Candyman features an ambitious, multi-layered script from Jordan Peele (Get Out), Win Rosenfeld, and Nia DaCosta (Little Woods). Under DaCosta's direction, the screenplay rises above itself, providing an entertaining and compelling horror film that, like the original 1992 film, rises above the typical expectations of the slasher genre.
Anthony McCoy (Yahya Abdul-Mateen II) is a young, rising artist known for a particular style of social-commentary art. When the gallery he is set to display at asks him to find something different, Anthony struggles to break out. That is, until he hears the story of the Candyman, an urban legend from the Cabrini-Green housing project nearby. He becomes obsessed with the history, tracking down details and rendering them on canvas. But when the legend becomes stark reality, will Anthony be able to break free or become a part of it like Helen Lyle before him?
The script is finely tuned as a sequel to the original film while providing a great deal of originality.

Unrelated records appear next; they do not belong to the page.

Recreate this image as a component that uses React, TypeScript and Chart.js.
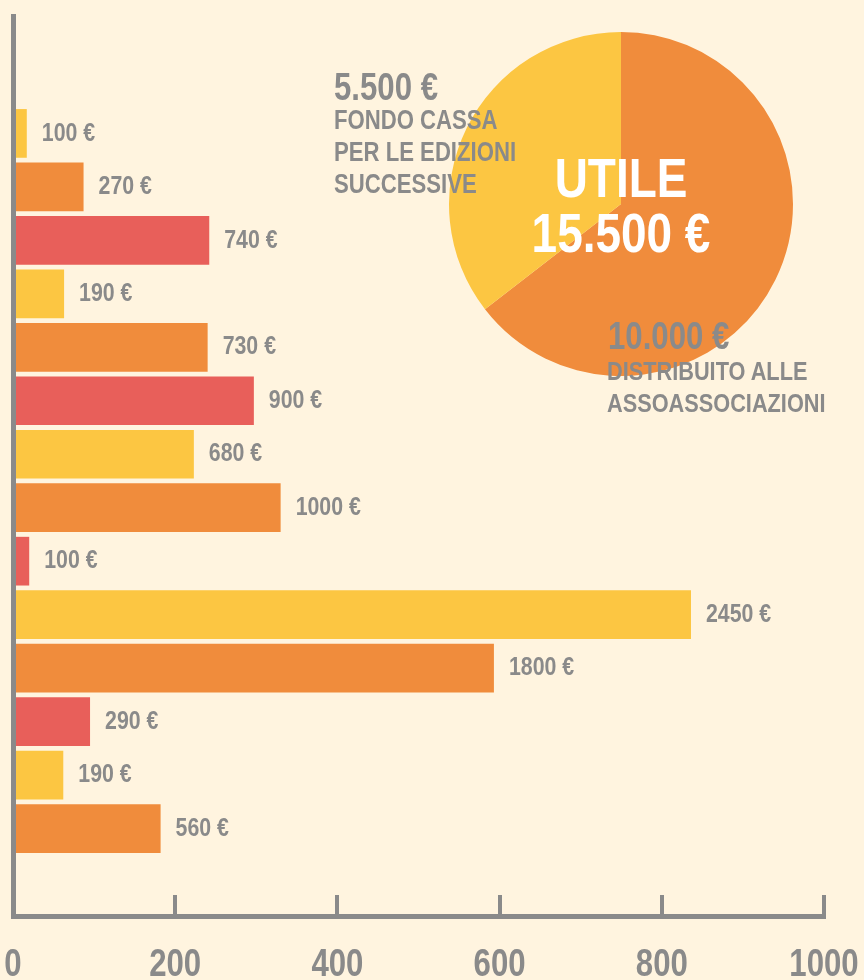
import React, { useEffect, useRef } from "react";
import { Chart, registerables, LinearScale } from "chart.js";

Chart.register(...registerables);

// Euro amounts written next to each bar (top to bottom)
const amounts = [100, 270, 740, 190, 730, 900, 680, 1000, 100, 2450, 1800, 290, 190, 560];
// Bar lengths as read against the 0–1000 bottom axis (top to bottom)
const barLengths = [17, 87, 242, 63, 240, 297, 223, 330, 20, 836, 593, 95, 62, 182];
// Bottom axis tick values
const xTickValues = [0, 200, 400, 600, 800, 1000];

// Pie: profit split
const pieLabels = ["DISTRIBUITO ALLE ASSOASSOCIAZIONI", "FONDO CASSA PER LE EDIZIONI SUCCESSIVE"];
const pieValues = [10000, 5500];

const BG = "#FFF4DF";
const YELLOW = "#FCC642";
const ORANGE = "#F08C3C";
const RED = "#E85F5A";
const GRAY = "#8A8A8A";
const barPalette = [YELLOW, ORANGE, RED];
const pieColors = [ORANGE, YELLOW];
const FONT = "'Liberation Sans', Arial, sans-serif";
const NARROW = 0.82;

// Linear scale whose tick labels are drawn horizontally condensed (Arial Narrow look)
class NarrowLinearScale extends (LinearScale as any) {
  drawLabels(chartArea: any) {
    const ctx: any = (this as any).ctx;
    const orig = ctx.fillText;
    ctx.fillText = function (text: string, x: number, y: number) {
      this.save();
      this.translate(x, y);
      this.scale(NARROW, 1);
      orig.call(this, text, 0, 0);
      this.restore();
    };
    try {
      super.drawLabels(chartArea);
    } finally {
      delete ctx.fillText;
    }
  }
}
(NarrowLinearScale as any).id = "narrowLinear";
(NarrowLinearScale as any).defaults = (LinearScale as any).defaults;
Chart.register(NarrowLinearScale as any);

const barLabelPlugin = {
  id: "barLabels",
  afterDatasetsDraw(chart: any) {
    const ctx = chart.ctx;
    const meta = chart.getDatasetMeta(0);
    ctx.save();
    ctx.font = `bold 26px ${FONT}`;
    ctx.fillStyle = GRAY;
    ctx.textBaseline = "middle";
    ctx.textAlign = "left";
    meta.data.forEach((bar: any, i: number) => {
      ctx.save();
      ctx.translate(bar.x + 15, bar.y);
      ctx.scale(NARROW, 1);
      ctx.fillText(`${amounts[i]} €`, 0, 0);
      ctx.restore();
    });
    ctx.restore();
  },
};

export default function App() {
  const barRef = useRef<HTMLCanvasElement | null>(null);
  const pieRef = useRef<HTMLCanvasElement | null>(null);

  useEffect(() => {
    document.body.style.margin = "0";
    document.body.style.background = BG;
    const bar = new Chart(barRef.current as HTMLCanvasElement, {
      type: "bar",
      data: {
        datasets: [
          {
            data: barLengths.map((v, i) => ({ x: v, y: i })),
            backgroundColor: barLengths.map((_, i) => barPalette[i % 3]),
            borderWidth: 0,
            categoryPercentage: 1,
            barPercentage: 0.911,
          },
        ],
      },
      options: {
        indexAxis: "y",
        responsive: false,
        animation: false,
        layout: { padding: { left: 13, top: 16, right: 40, bottom: 0 } },
        plugins: { legend: { display: false }, tooltip: { enabled: false } },
        scales: {
          x: {
            type: "narrowLinear",
            position: "bottom",
            min: 0,
            max: 1000,
            afterFit: (s: any) => {
              s.height = 64;
              s.paddingLeft = 0;
              s.paddingRight = 0;
            },
            afterBuildTicks: (s: any) => {
              s.ticks = xTickValues.map((v) => ({ value: v }));
            },
            grid: {
              drawOnChartArea: false,
              drawTicks: true,
              tickLength: -21,
              color: GRAY,
              lineWidth: 4,
            },
            border: { display: true, color: GRAY, width: 5 },
            ticks: {
              padding: 51.5,
              color: GRAY,
              autoSkip: false,
              maxRotation: 0,
              callback: (v: any) => String(v),
              font: { family: FONT, size: 38, weight: "bold", lineHeight: 1 },
            },
          },
          y: {
            type: "linear",
            position: "left",
            reverse: true,
            offset: false,
            bounds: "data",
            min: -2.196,
            max: 14.636,
            z: 1,
            afterFit: (s: any) => {
              s.width = 0;
            },
            afterBuildTicks: (s: any) => {
              s.ticks = amounts.map((_, i) => ({ value: i }));
            },
            grid: { display: false, drawTicks: false },
            ticks: { display: false },
            border: { display: true, color: GRAY, width: 5, z: 1 },
          },
        },
      } as any,
      plugins: [barLabelPlugin],
    });

    const pie = new Chart(pieRef.current as HTMLCanvasElement, {
      type: "pie",
      data: {
        labels: pieLabels,
        datasets: [
          {
            data: pieValues,
            backgroundColor: pieColors,
            borderWidth: 0,
            hoverOffset: 0,
          },
        ],
      },
      options: {
        responsive: false,
        animation: false,
        layout: { padding: 10 },
        plugins: { legend: { display: false }, tooltip: { enabled: false } },
      } as any,
    });

    return () => {
      bar.destroy();
      pie.destroy();
    };
  }, []);

  const textBase: React.CSSProperties = {
    position: "absolute",
    margin: 0,
    whiteSpace: "nowrap",
    fontFamily: FONT,
    fontWeight: "bold",
    color: GRAY,
    transform: `scaleX(${NARROW})`,
    transformOrigin: "0 0",
  };

  return (
    <div
      style={{
        position: "absolute",
        left: 0,
        top: 0,
        width: 864,
        height: 980,
        overflow: "hidden",
        background: BG,
      }}
    >
      <canvas
        ref={barRef}
        width={864}
        height={980}
        style={{ position: "absolute", left: 0, top: 0, display: "block" }}
      />
      <canvas
        ref={pieRef}
        width={364}
        height={364}
        style={{ position: "absolute", left: 439, top: 22, display: "block" }}
      />
      <div style={{ ...textBase, left: 334, top: 68, fontSize: 38, lineHeight: "38px" }}>5.500 €</div>
      <div style={{ ...textBase, left: 334, top: 104, fontSize: 27, lineHeight: "32px" }}>
        FONDO CASSA
        <br />
        PER LE EDIZIONI
        <br />
        SUCCESSIVE
      </div>
      <div
        style={{
          ...textBase,
          left: 421,
          width: 400,
          textAlign: "center",
          transformOrigin: "50% 0",
          top: 150,
          fontSize: 56,
          lineHeight: "55px",
          color: "#FFFFFF",
        }}
      >
        UTILE
        <br />
        15.500 €
      </div>
      <div style={{ ...textBase, left: 608, top: 317, fontSize: 38, lineHeight: "38px" }}>10.000 €</div>
      <div style={{ ...textBase, left: 607, top: 356, fontSize: 26.5, lineHeight: "31.5px" }}>
        DISTRIBUITO ALLE
        <br />
        ASSOASSOCIAZIONI
      </div>
    </div>
  );
}
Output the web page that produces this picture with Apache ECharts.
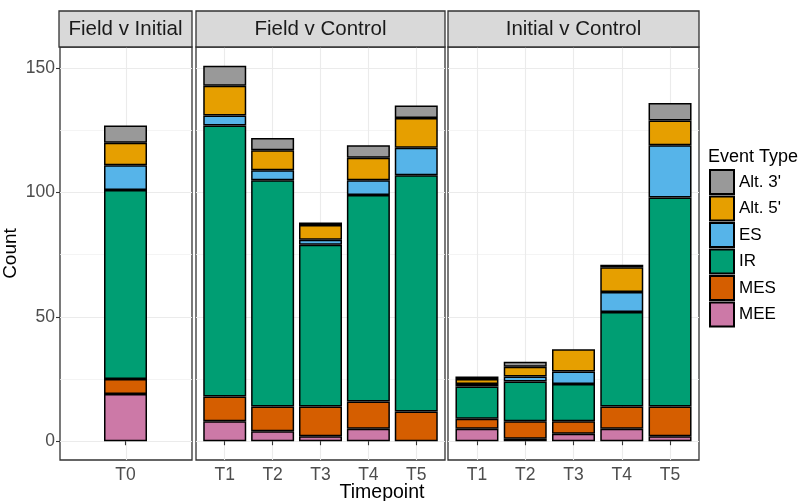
<!DOCTYPE html>
<html>
<head>
<meta charset="utf-8">
<script src="https://cdn.jsdelivr.net/npm/echarts@6/dist/echarts.min.js"></script>
<style>
  html, body { margin: 0; padding: 0; background: #ffffff; }
  #chart { width: 803px; height: 501px; }
</style>
</head>
<body>
<div id="chart"></div>
<script>
// Facets and their timepoints
const comparisons = ["Field v Initial", "Field v Control", "Initial v Control"];
const timepointsFieldInitial = ["T0"];
const timepointsFieldControl = ["T1", "T2", "T3", "T4", "T5"];
const timepointsInitialControl = ["T1", "T2", "T3", "T4", "T5"];

// Event types, legend order (top of stack first)
const eventTypes = ["Alt. 3'", "Alt. 5'", "ES", "IR", "MES", "MEE"];

// Counts per event type, columns: [Field v Initial T0 | Field v Control T1..T5 | Initial v Control T1..T5]
const alt3Counts = [7,   8,   5,  1,  5,  5,   1,  2,  0,  1,  7];
const alt5Counts = [9,   12,  8,  6,  9,  12,  2,  4,  9,  10, 10];
const esCounts   = [10,  4,   4,  2,  6,  11,  1,  2,  5,  8,  21];
const irCounts   = [76,  109, 91, 65, 83, 95,  13, 16, 15, 38, 84];
const mesCounts  = [6,   10,  10, 12, 11, 12,  4,  7,  5,  9,  12];
const meeCounts  = [19,  8,   4,  2,  5,  0,   5,  1,  3,  5,  2];

// Y axis tick labels and minor grid positions
const yTickValues = [0, 50, 100, 150];
const yMinorValues = [25, 75, 125];

// ---- styling / layout ----
const FONT = "'Liberation Sans', Arial, Helvetica, sans-serif";
const palette = {
  "Alt. 3'": "#999999",
  "Alt. 5'": "#E69F00",
  "ES": "#56B4E9",
  "IR": "#009E73",
  "MES": "#D55E00",
  "MEE": "#CC79A7"
};
const countsByType = {
  "Alt. 3'": alt3Counts,
  "Alt. 5'": alt5Counts,
  "ES": esCounts,
  "IR": irCounts,
  "MES": mesCounts,
  "MEE": meeCounts
};
const panelTimepoints = [timepointsFieldInitial, timepointsFieldControl, timepointsInitialControl];
const panelBoxes = [
  { left: 59,  width: 133 },
  { left: 196, width: 249 },
  { left: 448, width: 251 }
];
const PANEL_TOP = 47, PANEL_H = 413;
const STRIP_TOP = 11, STRIP_H = 36;
// ggplot-like scale expansion
const Y_MIN = -7.55, Y_MAX = 158.55;
const X_EXPAND = 0.6;

const grids = [], xAxes = [], yAxes = [], series = [], graphics = [];
let colOffset = 0;

panelTimepoints.forEach((cats, p) => {
  const box = panelBoxes[p];
  const n = cats.length;
  // pixel width of one category step on the expanded range [1 - 0.6, n + 0.6]
  const unit = box.width / (n - 1 + 2 * X_EXPAND);

  // background grid: panel frame + grid lines
  const bgGrid = grids.length;
  grids.push({
    left: box.left, top: PANEL_TOP, width: box.width, height: PANEL_H,
    show: true, backgroundColor: '#ffffff', borderColor: '#333333', borderWidth: 1.3, z: 0
  });
  xAxes.push({
    type: 'value', gridIndex: bgGrid, min: 1 - X_EXPAND, max: n + X_EXPAND,
    axisLine: { show: false }, axisLabel: { show: false },
    axisTick: { show: false, customValues: cats.map((c, i) => i + 1) },
    splitLine: { show: true, lineStyle: { color: '#EBEBEB', width: 1.1 } }
  });
  yAxes.push({
    type: 'value', gridIndex: bgGrid, min: Y_MIN, max: Y_MAX,
    axisLine: { show: false },
    axisTick: { show: p === 0, customValues: yTickValues, length: 4, lineStyle: { color: '#333333', width: 1.1 } },
    axisLabel: { show: p === 0, customValues: yTickValues, color: '#4D4D4D', fontSize: 17.5, fontFamily: FONT, margin: 5 },
    splitLine: { show: true, lineStyle: { color: '#EBEBEB', width: 1.1 } },
    name: p === 0 ? 'Count' : '', nameLocation: 'middle', nameGap: 40, nameRotate: 90,
    nameTextStyle: { color: '#000000', fontSize: 19, fontFamily: FONT }
  });
  yAxes.push({
    type: 'value', gridIndex: bgGrid, min: Y_MIN, max: Y_MAX,
    axisLine: { show: false }, axisLabel: { show: false },
    axisTick: { show: false, customValues: yMinorValues },
    splitLine: { show: true, lineStyle: { color: '#F1F1F1', width: 0.8 } }
  });

  // bar grid: one band per timepoint, aligned with the background grid lines
  const barGrid = grids.length;
  grids.push({
    left: box.left + (X_EXPAND - 0.5) * unit, top: PANEL_TOP, width: n * unit, height: PANEL_H, show: false
  });
  const barX = xAxes.length;
  xAxes.push({
    type: 'category', gridIndex: barGrid, data: cats, boundaryGap: true,
    axisLine: { show: false },
    axisTick: { show: true, alignWithLabel: true, length: 4, lineStyle: { color: '#333333', width: 1.1 } },
    axisLabel: { color: '#4D4D4D', fontSize: 17.5, fontFamily: FONT, margin: 6 },
    splitLine: { show: false }
  });
  const barY = yAxes.length;
  yAxes.push({
    type: 'value', gridIndex: barGrid, min: Y_MIN, max: Y_MAX, show: false,
    splitLine: { show: false }
  });

  // stacked bars, bottom to top
  eventTypes.slice().reverse().forEach(type => {
    const values = countsByType[type].slice(colOffset, colOffset + n);
    series.push({
      name: type, type: 'bar', stack: 'panel' + p,
      xAxisIndex: barX, yAxisIndex: barY,
      barWidth: 43,
      data: values.map(v => (v === 0 ? '-' : v)),
      itemStyle: { color: palette[type], borderColor: '#000000', borderWidth: 1.5 },
      emphasis: { disabled: true },
      z: 3
    });
  });

  // facet strip
  graphics.push({
    type: 'rect', z: 10,
    shape: { x: box.left, y: STRIP_TOP, width: box.width, height: STRIP_H },
    style: { fill: '#D9D9D9', stroke: '#333333', lineWidth: 1.3 }
  });
  graphics.push({
    type: 'text', z: 11,
    x: box.left + box.width / 2, y: STRIP_TOP + STRIP_H / 2,
    style: {
      text: comparisons[p], fill: '#1A1A1A', font: '20.5px ' + FONT,
      align: 'center', verticalAlign: 'middle'
    }
  });

  colOffset += n;
});

// shared x axis title
graphics.push({
  type: 'text', z: 11, x: 382, y: 493,
  style: { text: 'Timepoint', fill: '#000000', font: '19.5px ' + FONT, align: 'center', verticalAlign: 'middle' }
});
// legend title
graphics.push({
  type: 'text', z: 11, x: 708, y: 157,
  style: { text: 'Event Type', fill: '#000000', font: '18px ' + FONT, align: 'left', verticalAlign: 'middle' }
});

const chart = echarts.init(document.getElementById('chart'), null, { renderer: 'canvas' });
chart.setOption({
  animation: false,
  backgroundColor: '#ffffff',
  textStyle: { fontFamily: FONT },
  grid: grids,
  xAxis: xAxes,
  yAxis: yAxes,
  legend: {
    data: eventTypes, orient: 'vertical', left: 709, top: 169, padding: 0,
    itemWidth: 24, itemHeight: 24, itemGap: 0.5, icon: 'rect',
    selectedMode: false,
    textStyle: { color: '#000000', fontSize: 17, lineHeight: 24, fontFamily: FONT }
  },
  graphic: graphics,
  series: series
});
</script>
</body>
</html>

Most importantly, the screenwriters seem to channel Clive Barker – the creator of the character. The setting remains the same, keeping it a tale of a local legend, albeit not as well-known as when Cabrini-Green existed as public housing. Lack of modern fame doesn't stop the character from wreaking havoc, particularly since there are some who remember. This ties the old story to the new in an admirably developed manner. As with the original Candyman, the concept that horrific, unjust acts can give birth to something even more terrible is a prevalent theme. Clever usage in the title of Anthony's first Candyman artwork ties it all together neatly.
DaCosta's direction of the actors and story keeps the film moving along at a good pace, building the tale's tension as it reaches its inevitably violent crescendo. The audience never loses the allegory for racial violence, but it never feels pushed or forced, either. The actors portray this well, particularly Abdul-Mateen II as the artist genuinely suffering for his art. His performance is as memorable as Tony Todd's in the previous Candyman features.
While this type of film tends to rely on gore, and a few scenes fit this bill, it isn't as excessive as audiences are accustomed to. In some cases, much of it happens off-camera or from a distance. These often add to the chilling effect rather than distracting from it. Brilliant use of light and shadow, plus obscure camera angles, makes this a disturbing film without relying on blood and guts. Another interesting and effective aspect is the use of shadow puppetry to tell many of the historical details of Candyman. The makeup, costumes, and setting use modern techniques but remain faithful to the original Candyman series. It all blends well with an updated environment and a location where truly, times have changed. Overall, the film has the look and feel of a classic and memorable horror movie.
Candyman works equally well as both a horror film and the social commentary at which Peele excels. The exceptional writing, spot-on direction, and great acting from the lead cement Candyman's place as the sweetest of all Universal monsters.